A 2.0-kg box and a 3.0-kg box on a perfectly smooth horizontal floor have a spring of force constant 250 N/m compressed between them. If the initial compression of the spring is 6.0 cm, find the acceleration of each box the instant after they are released

Answer 1

Answer:

7.5 m/s² and 5 m/s²

Explanation:

Note: The force in the compressed spring is the same as the force needed to produce the acceleration in each box.

From Hook's law,

F = ke..................... Equation 1

Where F = force, k = spring constant, e = compression.

Given: k = 250 N/m, e = 6.0 cm = 0.06 m

Substitute into equation 1

F = 250×0.06

F = 15 N.

Using Newton's fundamental equation of kinematics

F = ma.................. Equation 2

Where m = mass of the box, a = acceleration of the box.

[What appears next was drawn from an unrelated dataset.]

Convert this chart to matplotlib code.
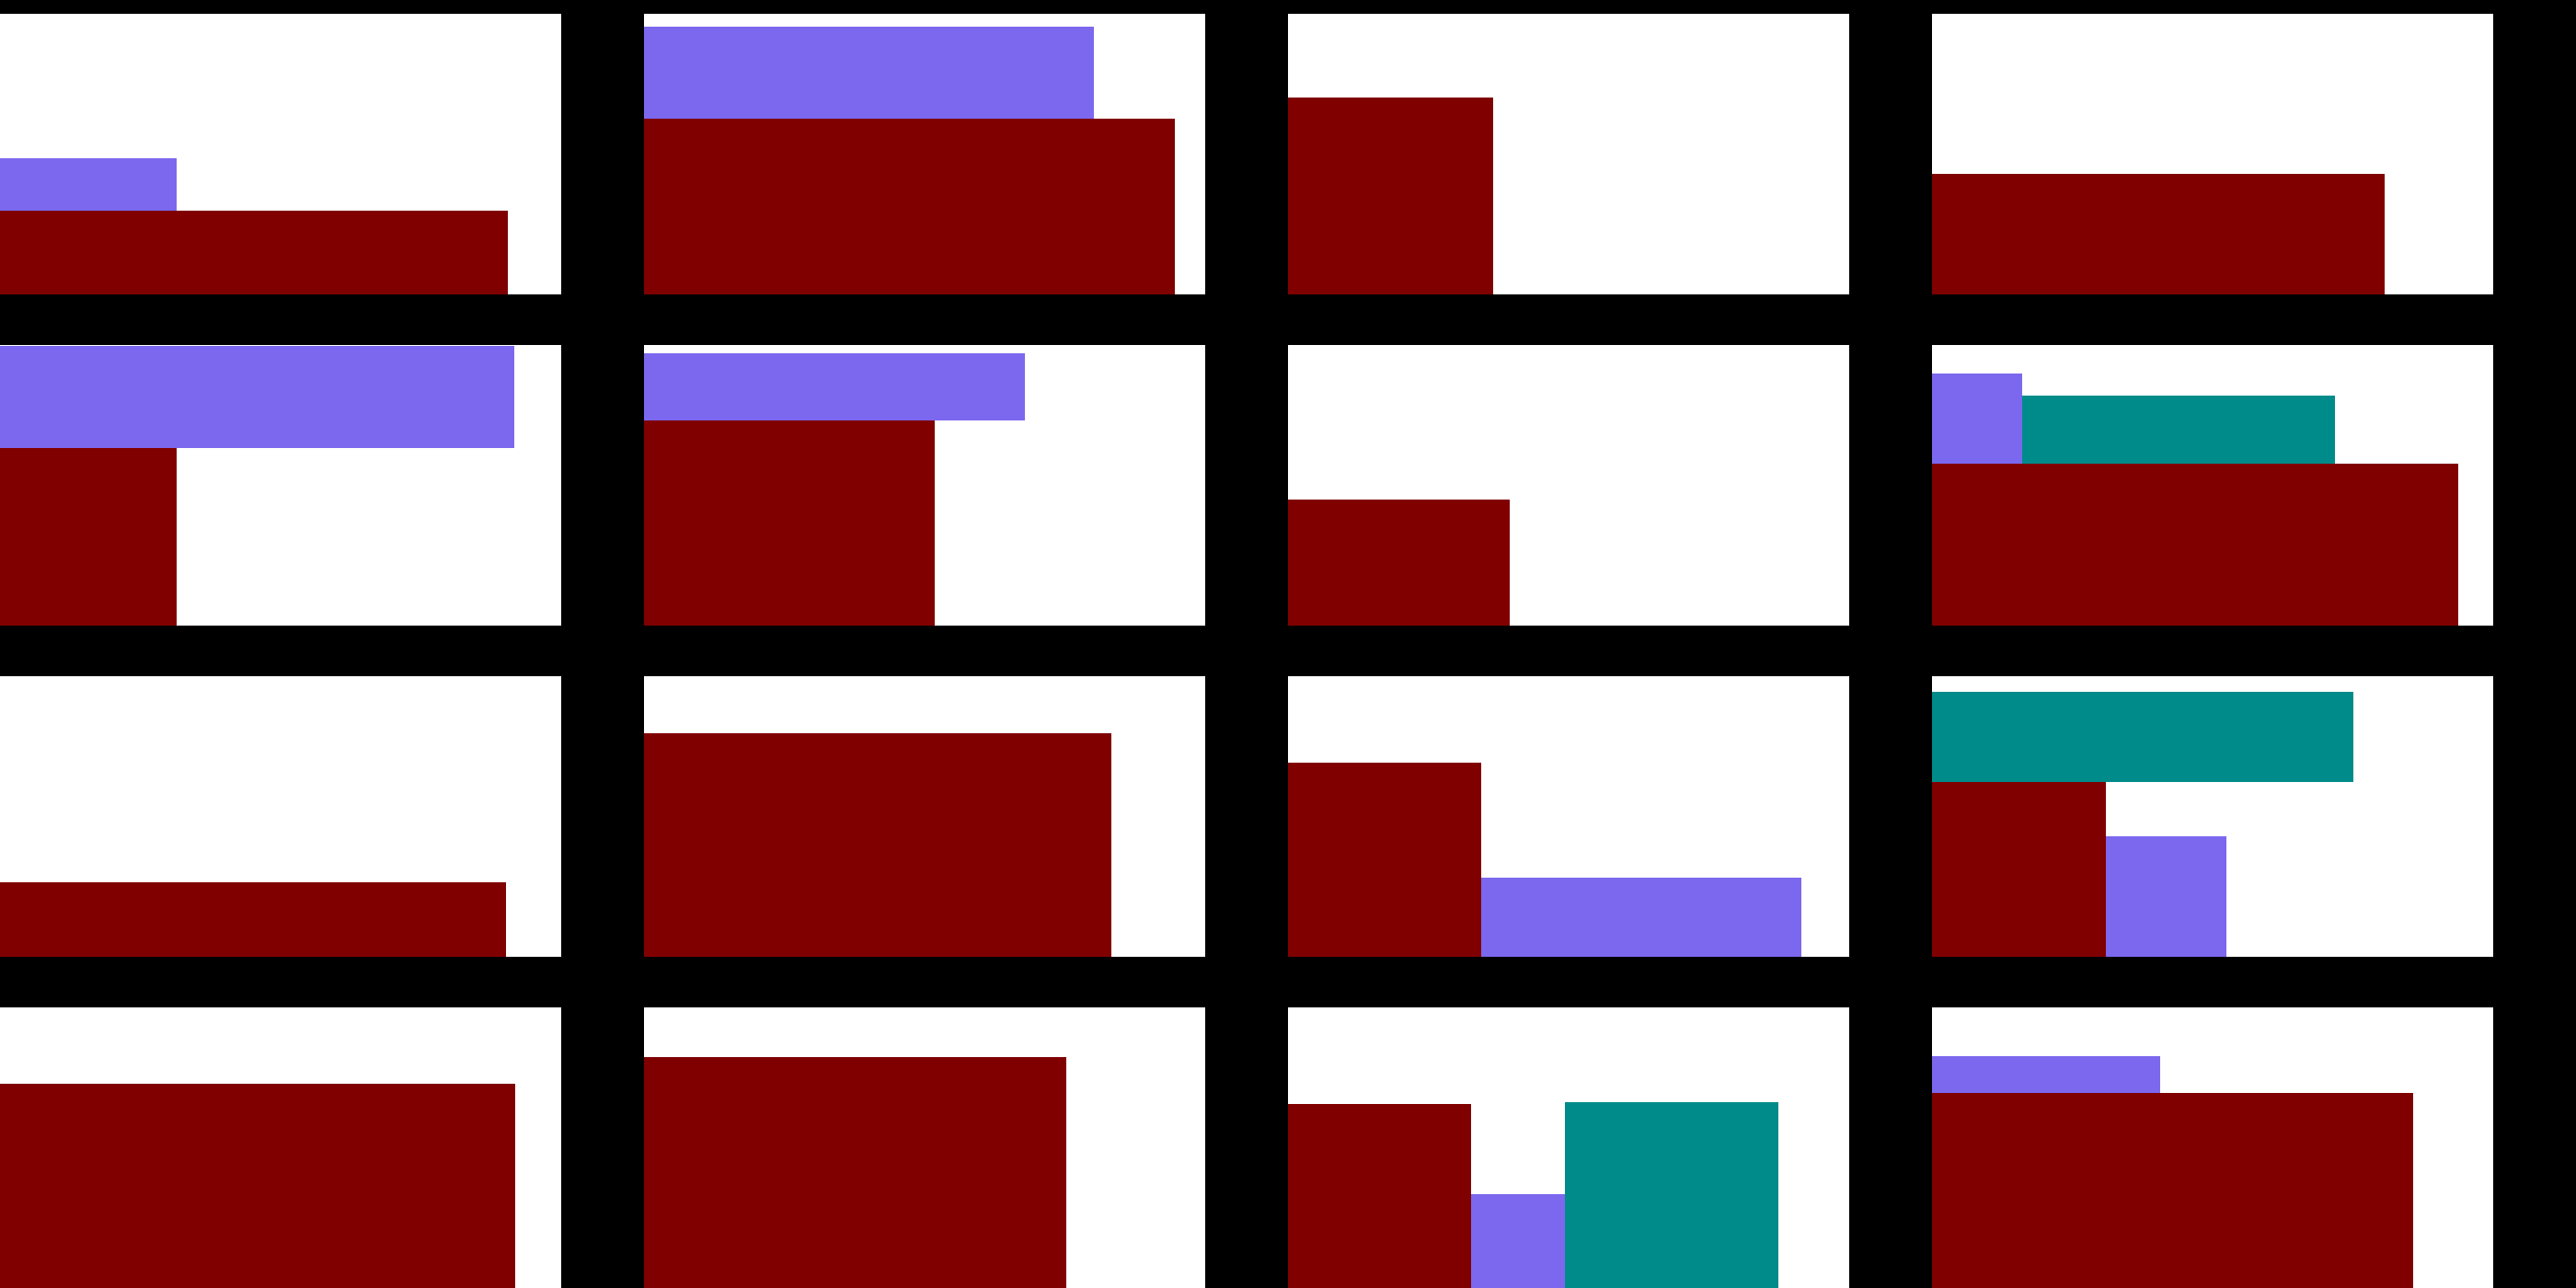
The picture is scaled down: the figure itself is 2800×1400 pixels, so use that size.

make a the subject of the equation

a = F/m................. Equation 3

For the first box,

Given: m = 2.0 kg, F = 15 N

Substitute into equation 3

a = 15/2.0

a = 7.5 m/s².

For the second box,

Give: m = 3.0 kg, F = 15 N

Substitute into equation 3

a = 15/3

a = 5 m/s²

Answer 2

Answer:

The acceleration of the first box (with 2.0kg mass) is 7.5m/s² in one direction and the acceleration of the second box (with 3.0kg mass) is 5.0m/s² in the opposite direction.

Explanation:

The force (F) due to the compression (c) of the spring by both masses is given by Hooke's law as follows;

F = k x c            -------------(i)

Where;

k = the spring's force constant.

From the question;

k = 250N/m

c = 6.0cm = 0.06m

Substitute these values into equation (i) as follows;

F = 250 x 0.06

F = 15N

This force causes both masses (boxes) to accelerate in opposite directions and the magnitude of this acceleration is given by Newton's second law of motion as follows;

F = m x a              --------------(ii)

Where;

m = mass of each box

a = acceleration of each box

F = force causing the acceleration.

For the first box;

m = 2.0kg

Substitute this value into equation (ii) as follows;

F = 2.0 x a                [F = 15N as calculated above]

15 = 2.0a

a = $\frac{15}{2.0}$

a = 7.5m/s²

For the second box;

m = 3.0kg

Substitute this value into equation (ii) as follows;

F = 3.0 x a                [F = 15N as calculated above]

15 = 3.0a

a = $\frac{15}{3.0}$

a = 5.0m/s²

Therefore, the acceleration of the first box (with 2.0kg mass) is 7.5m/s² in one direction and the acceleration of the second box (with 3.0kg mass) is 5.0m/s² in the opposite direction.